O Inmetro já começou a sua pesquisa para criar uma balança de Kibble nacional. A verba inicial é de R$ 200 mil, e a ideia, conta Beatrici, é desenvolver um modelo que custe menos do que os milhões de dólares pagos por uma e cuja taxa de erro seja inferior ou próxima a 0,01%. Por ora, ela é de 1% --pode parecer pouco, mas o aparelho tem de melhorar pelo menos 100 vezes para que o objetivo seja alcançado.

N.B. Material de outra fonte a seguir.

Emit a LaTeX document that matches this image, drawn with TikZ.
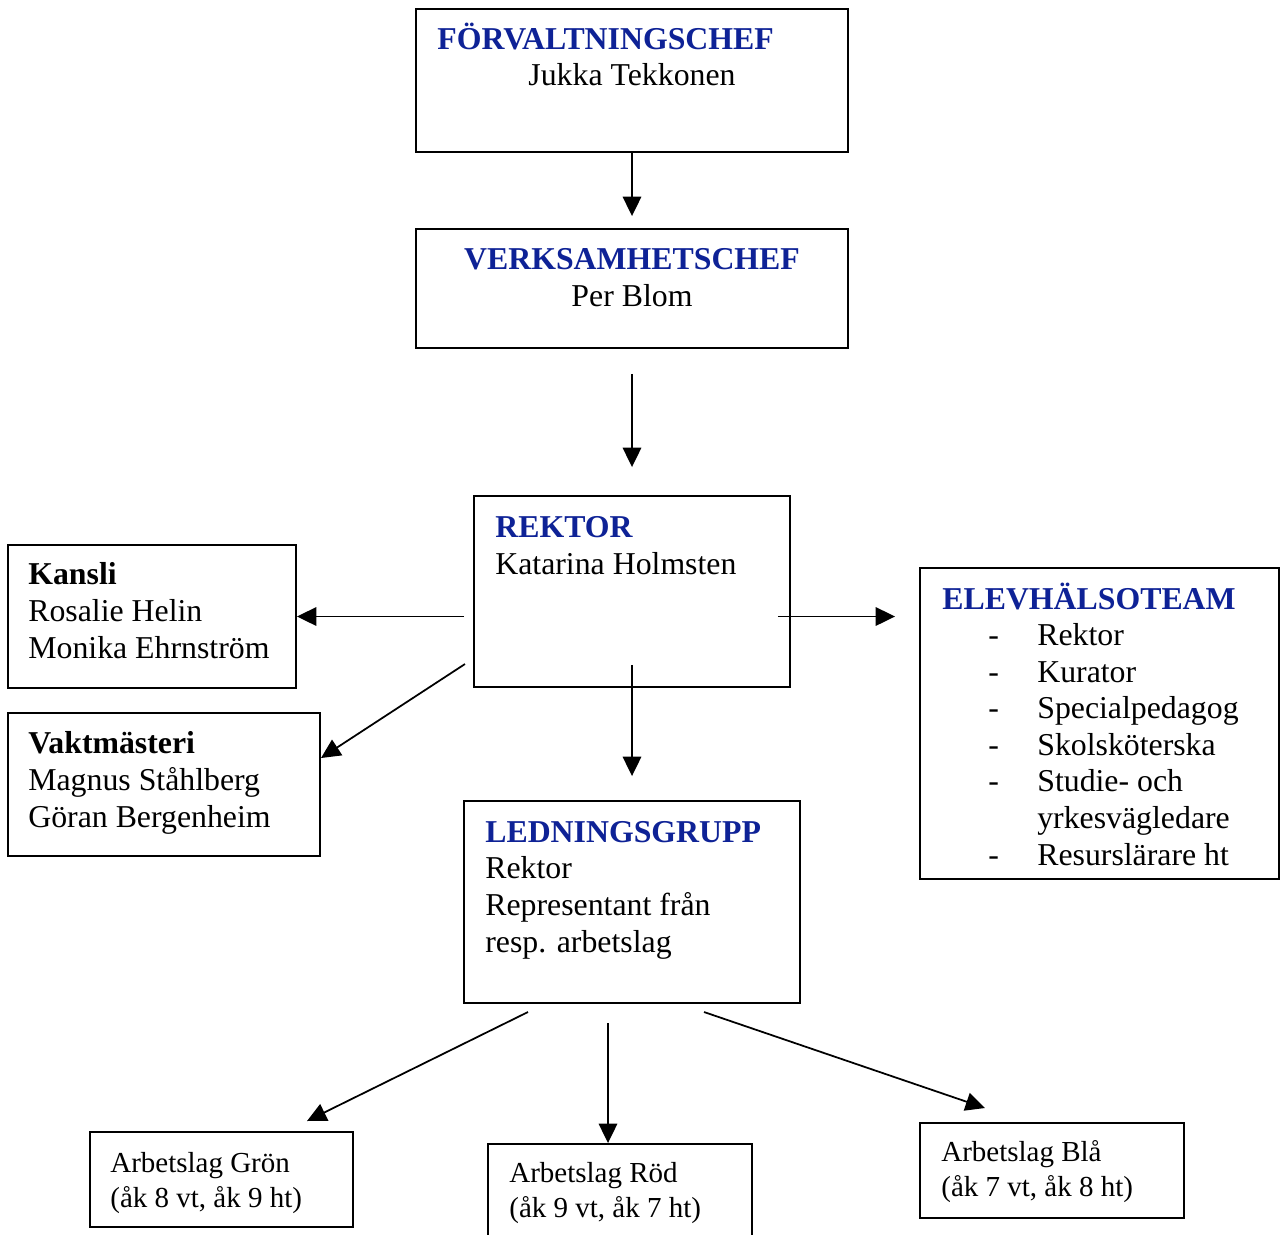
\documentclass[tikz,border=0pt]{standalone}
\usepackage{fontspec}
\setmainfont{Liberation Serif}
\usetikzlibrary{arrows.meta,fit}

\definecolor{titleblue}{RGB}{14,34,150}
\newcommand{\ttl}[1]{\textbf{\textcolor{titleblue}{#1}}}
\newcommand{\dashitem}[1]{\hspace*{0.92cm}\makebox[0.98cm][l]{-}#1}

\tikzset{
  box/.style={draw,line width=1.1pt,inner sep=0pt},
  txt/.style={anchor=base west,align=left,inner sep=0pt,font=\fontsize{18.1pt}{20.8pt}\selectfont},
  small/.style={txt,font=\fontsize{16.5pt}{19.8pt}\selectfont},
  arr/.style={line width=1pt,-{Triangle[length=11pt,width=10.5pt]}}
}

\begin{document}
\begin{tikzpicture}[x=0.02cm,y=-0.02cm]
\useasboundingbox (0,0) rectangle (1280,1234);
\clip (0,0) rectangle (1280,1234);

% boxes
\node[box,fit={(416,9) (848,152)}] (fc) {};
\node[box,fit={(416,229) (848,348)}] (vc) {};
\node[box,fit={(474,496) (790,687)}] (rek) {};
\node[box,fit={(8,545) (296,688)}] (kan) {};
\node[box,fit={(8,713) (320,856)}] (vakt) {};
\node[box,fit={(920,568) (1279,879)}] (eht) {};
\node[box,fit={(464,801) (800,1003)}] (led) {};
\node[box,fit={(90,1132) (353,1227)}] (gron) {};
\node[box,fit={(488,1144) (752,1260)}] (rod) {};
\node[box,fit={(920,1123) (1184,1218)}] (bla) {};

% texts (placed at the baseline of their last line)
\node[txt] (fc-t) at (437,49) {\ttl{FÖRVALTNINGSCHEF}};
\node[txt,anchor=base] (fc-n) at (632,85) {Jukka Tekkonen};
\node[txt,anchor=base,align=center] (vc-t) at (632,306) {\ttl{VERKSAMHETSCHEF}\\Per Blom};
\node[txt] (rek-t) at (495,574) {\ttl{REKTOR}\\Katarina Holmsten};
\node[txt] (kan-t) at (28,658) {\textbf{Kansli}\\Rosalie Helin\\Monika Ehrnström};
\node[txt] (vakt-t) at (28,827) {\textbf{Vaktmästeri}\\Magnus Ståhlberg\\Göran Bergenheim};
\node[txt] (eht-t) at (942,865) {\ttl{ELEVHÄLSOTEAM}\\
  \dashitem{Rektor}\\
  \dashitem{Kurator}\\
  \dashitem{Specialpedagog}\\
  \dashitem{Skolsköterska}\\
  \dashitem{Studie- och}\\
  \hspace*{1.9cm}yrkesvägledare\\
  \dashitem{Resurslärare ht}};
\node[txt] (led-t) at (485,952) {\ttl{LEDNINGSGRUPP}\\Rektor\\Representant från\\resp. arbetslag};
\node[small] (gron-t) at (110,1207) {Arbetslag Grön\\(åk 8 vt, åk 9 ht)};
\node[small] (rod-t) at (509,1217) {Arbetslag Röd\\(åk 9 vt, åk 7 ht)};
\node[small] (bla-t) at (941,1196) {Arbetslag Blå\\(åk 7 vt, åk 8 ht)};

% free ends
\coordinate (rek-sw) at (465,664);
\coordinate (vakt-ne) at (321,758);
\coordinate (led-s1) at (528,1012);
\coordinate (led-s2) at (608,1023);
\coordinate (led-s3) at (704,1012);
\coordinate (gron-ne) at (307,1121);
\coordinate (bla-nw) at (985,1108);

% arrows
\draw[arr,shorten >=0.24cm] (fc.south) -- (vc.north);
\draw[arr,shorten <=0.5cm,shorten >=0.56cm] (vc.south) -- (vc.south |- rek.north);
\draw[arr,shorten <=0.18cm] (rek.west |- kan.east) -- (kan.east);
\draw[arr,shorten <=-0.26cm,shorten >=0.48cm] (rek.east |- kan.east) -- (eht.west |- kan.east);
\draw[arr] (rek-sw) -- (vakt-ne);
\draw[arr,shorten <=-0.46cm,shorten >=0.48cm] (rek.south) -- (rek.south |- led.north);
\draw[arr] (led-s1) -- (gron-ne);
\draw[arr] (led-s2) -- (led-s2 |- rod.north);
\draw[arr] (led-s3) -- (bla-nw);
\end{tikzpicture}
\end{document}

Por enquanto, o Inmetro precisa ir até os Estados Unidos, onde sua entidade-irmã, o Instituto Nacional de Padrões e Tecnologia (NIST), mantém uma balança. E, de qualquer forma, o órgão considera que manter as cópias do quilograma original é uma questão de segurança metrológica, por isso vai manter os dois sistemas convivendo.

"Se fizéssemos uma balança de Kibble e jogássemos fora todos os protótipos, inclusive o do BIPM, quando descobríssemos que ela não está dando um valor coerente, que tá dando um problema, qual referência teríamos nesse momento? Seria um trabalho muito complicado", diz Beatrici.